* [What the task requires]:
Write out every line of the material as it stands, apart from the pictures.

+-------+

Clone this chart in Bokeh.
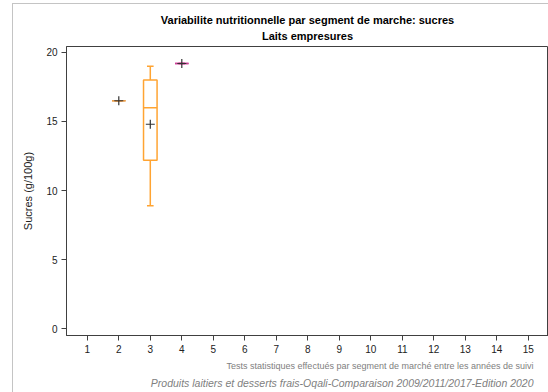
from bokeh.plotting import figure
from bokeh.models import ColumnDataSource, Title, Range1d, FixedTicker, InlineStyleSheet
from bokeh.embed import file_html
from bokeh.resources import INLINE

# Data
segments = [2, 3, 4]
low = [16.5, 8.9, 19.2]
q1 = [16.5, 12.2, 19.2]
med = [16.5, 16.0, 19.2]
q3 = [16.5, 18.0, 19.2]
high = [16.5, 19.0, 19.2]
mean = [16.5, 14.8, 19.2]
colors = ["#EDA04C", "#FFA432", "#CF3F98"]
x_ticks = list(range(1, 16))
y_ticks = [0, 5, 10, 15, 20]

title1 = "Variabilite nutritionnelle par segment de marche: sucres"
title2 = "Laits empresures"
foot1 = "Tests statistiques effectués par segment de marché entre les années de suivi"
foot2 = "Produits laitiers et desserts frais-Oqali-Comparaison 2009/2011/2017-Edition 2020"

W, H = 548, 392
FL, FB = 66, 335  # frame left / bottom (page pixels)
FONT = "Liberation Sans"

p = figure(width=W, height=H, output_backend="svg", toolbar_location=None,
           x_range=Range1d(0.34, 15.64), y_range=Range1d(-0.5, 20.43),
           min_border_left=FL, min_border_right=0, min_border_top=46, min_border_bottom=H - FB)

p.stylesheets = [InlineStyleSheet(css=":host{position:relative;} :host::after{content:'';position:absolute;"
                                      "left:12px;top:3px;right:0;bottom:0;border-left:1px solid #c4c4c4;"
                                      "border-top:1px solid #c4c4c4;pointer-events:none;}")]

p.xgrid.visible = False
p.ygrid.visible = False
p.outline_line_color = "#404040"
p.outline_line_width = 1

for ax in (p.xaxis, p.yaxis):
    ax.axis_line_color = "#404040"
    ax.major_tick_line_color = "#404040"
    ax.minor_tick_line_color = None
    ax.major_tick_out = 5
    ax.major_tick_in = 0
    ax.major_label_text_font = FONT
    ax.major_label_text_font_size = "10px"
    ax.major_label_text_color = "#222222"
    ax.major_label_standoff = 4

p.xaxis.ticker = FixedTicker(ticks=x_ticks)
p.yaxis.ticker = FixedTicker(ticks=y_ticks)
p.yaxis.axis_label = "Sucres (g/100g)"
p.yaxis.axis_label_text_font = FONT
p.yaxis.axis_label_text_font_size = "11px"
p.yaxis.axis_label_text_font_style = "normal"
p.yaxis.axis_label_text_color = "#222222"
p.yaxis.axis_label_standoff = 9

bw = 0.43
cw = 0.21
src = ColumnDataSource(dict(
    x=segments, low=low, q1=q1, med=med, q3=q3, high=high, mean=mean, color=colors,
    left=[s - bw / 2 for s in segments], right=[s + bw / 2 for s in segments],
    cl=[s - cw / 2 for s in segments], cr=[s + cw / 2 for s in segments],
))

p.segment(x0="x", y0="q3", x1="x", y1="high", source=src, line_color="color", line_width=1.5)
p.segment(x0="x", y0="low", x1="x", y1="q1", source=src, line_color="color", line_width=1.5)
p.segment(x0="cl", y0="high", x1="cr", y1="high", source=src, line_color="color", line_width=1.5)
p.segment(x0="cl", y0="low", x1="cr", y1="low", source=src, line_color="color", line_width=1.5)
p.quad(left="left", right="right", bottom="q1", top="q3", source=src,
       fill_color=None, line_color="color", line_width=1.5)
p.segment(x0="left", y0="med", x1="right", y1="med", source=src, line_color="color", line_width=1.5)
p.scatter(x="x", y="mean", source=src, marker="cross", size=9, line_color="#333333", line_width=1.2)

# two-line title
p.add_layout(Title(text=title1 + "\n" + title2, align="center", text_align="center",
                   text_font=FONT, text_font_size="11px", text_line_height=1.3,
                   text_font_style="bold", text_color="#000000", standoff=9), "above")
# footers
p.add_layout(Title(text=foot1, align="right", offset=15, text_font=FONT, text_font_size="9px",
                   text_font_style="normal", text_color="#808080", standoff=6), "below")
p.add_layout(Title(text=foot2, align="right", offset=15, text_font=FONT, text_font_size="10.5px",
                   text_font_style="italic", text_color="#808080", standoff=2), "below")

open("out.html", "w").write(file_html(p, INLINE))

+-------+

* [Answer in full]:
Clone this chart in Bokeh.
from bokeh.plotting import figure
from bokeh.models import ColumnDataSource, Title, Range1d, FixedTicker, InlineStyleSheet
from bokeh.embed import file_html
from bokeh.resources import INLINE

# Data
segments = [2, 3, 4]
low = [16.5, 8.9, 19.2]
q1 = [16.5, 12.2, 19.2]
med = [16.5, 16.0, 19.2]
q3 = [16.5, 18.0, 19.2]
high = [16.5, 19.0, 19.2]
mean = [16.5, 14.8, 19.2]
colors = ["#EDA04C", "#FFA432", "#CF3F98"]
x_ticks = list(range(1, 16))
y_ticks = [0, 5, 10, 15, 20]

title1 = "Variabilite nutritionnelle par segment de marche: sucres"
title2 = "Laits empresures"
foot1 = "Tests statistiques effectués par segment de marché entre les années de suivi"
foot2 = "Produits laitiers et desserts frais-Oqali-Comparaison 2009/2011/2017-Edition 2020"

W, H = 548, 392
FL, FB = 66, 335  # frame left / bottom (page pixels)
FONT = "Liberation Sans"

p = figure(width=W, height=H, output_backend="svg", toolbar_location=None,
           x_range=Range1d(0.34, 15.64), y_range=Range1d(-0.5, 20.43),
           min_border_left=FL, min_border_right=0, min_border_top=46, min_border_bottom=H - FB)

p.stylesheets = [InlineStyleSheet(css=":host{position:relative;} :host::after{content:'';position:absolute;"
                                      "left:12px;top:3px;right:0;bottom:0;border-left:1px solid #c4c4c4;"
                                      "border-top:1px solid #c4c4c4;pointer-events:none;}")]

p.xgrid.visible = False
p.ygrid.visible = False
p.outline_line_color = "#404040"
p.outline_line_width = 1

for ax in (p.xaxis, p.yaxis):
    ax.axis_line_color = "#404040"
    ax.major_tick_line_color = "#404040"
    ax.minor_tick_line_color = None
    ax.major_tick_out = 5
    ax.major_tick_in = 0
    ax.major_label_text_font = FONT
    ax.major_label_text_font_size = "10px"
    ax.major_label_text_color = "#222222"
    ax.major_label_standoff = 4

p.xaxis.ticker = FixedTicker(ticks=x_ticks)
p.yaxis.ticker = FixedTicker(ticks=y_ticks)
p.yaxis.axis_label = "Sucres (g/100g)"
p.yaxis.axis_label_text_font = FONT
p.yaxis.axis_label_text_font_size = "11px"
p.yaxis.axis_label_text_font_style = "normal"
p.yaxis.axis_label_text_color = "#222222"
p.yaxis.axis_label_standoff = 9

bw = 0.43
cw = 0.21
src = ColumnDataSource(dict(
    x=segments, low=low, q1=q1, med=med, q3=q3, high=high, mean=mean, color=colors,
    left=[s - bw / 2 for s in segments], right=[s + bw / 2 for s in segments],
    cl=[s - cw / 2 for s in segments], cr=[s + cw / 2 for s in segments],
))

p.segment(x0="x", y0="q3", x1="x", y1="high", source=src, line_color="color", line_width=1.5)
p.segment(x0="x", y0="low", x1="x", y1="q1", source=src, line_color="color", line_width=1.5)
p.segment(x0="cl", y0="high", x1="cr", y1="high", source=src, line_color="color", line_width=1.5)
p.segment(x0="cl", y0="low", x1="cr", y1="low", source=src, line_color="color", line_width=1.5)
p.quad(left="left", right="right", bottom="q1", top="q3", source=src,
       fill_color=None, line_color="color", line_width=1.5)
p.segment(x0="left", y0="med", x1="right", y1="med", source=src, line_color="color", line_width=1.5)
p.scatter(x="x", y="mean", source=src, marker="cross", size=9, line_color="#333333", line_width=1.2)

# two-line title
p.add_layout(Title(text=title1 + "\n" + title2, align="center", text_align="center",
                   text_font=FONT, text_font_size="11px", text_line_height=1.3,
                   text_font_style="bold", text_color="#000000", standoff=9), "above")
# footers
p.add_layout(Title(text=foot1, align="right", offset=15, text_font=FONT, text_font_size="9px",
                   text_font_style="normal", text_color="#808080", standoff=6), "below")
p.add_layout(Title(text=foot2, align="right", offset=15, text_font=FONT, text_font_size="10.5px",
                   text_font_style="italic", text_color="#808080", standoff=2), "below")

open("out.html", "w").write(file_html(p, INLINE))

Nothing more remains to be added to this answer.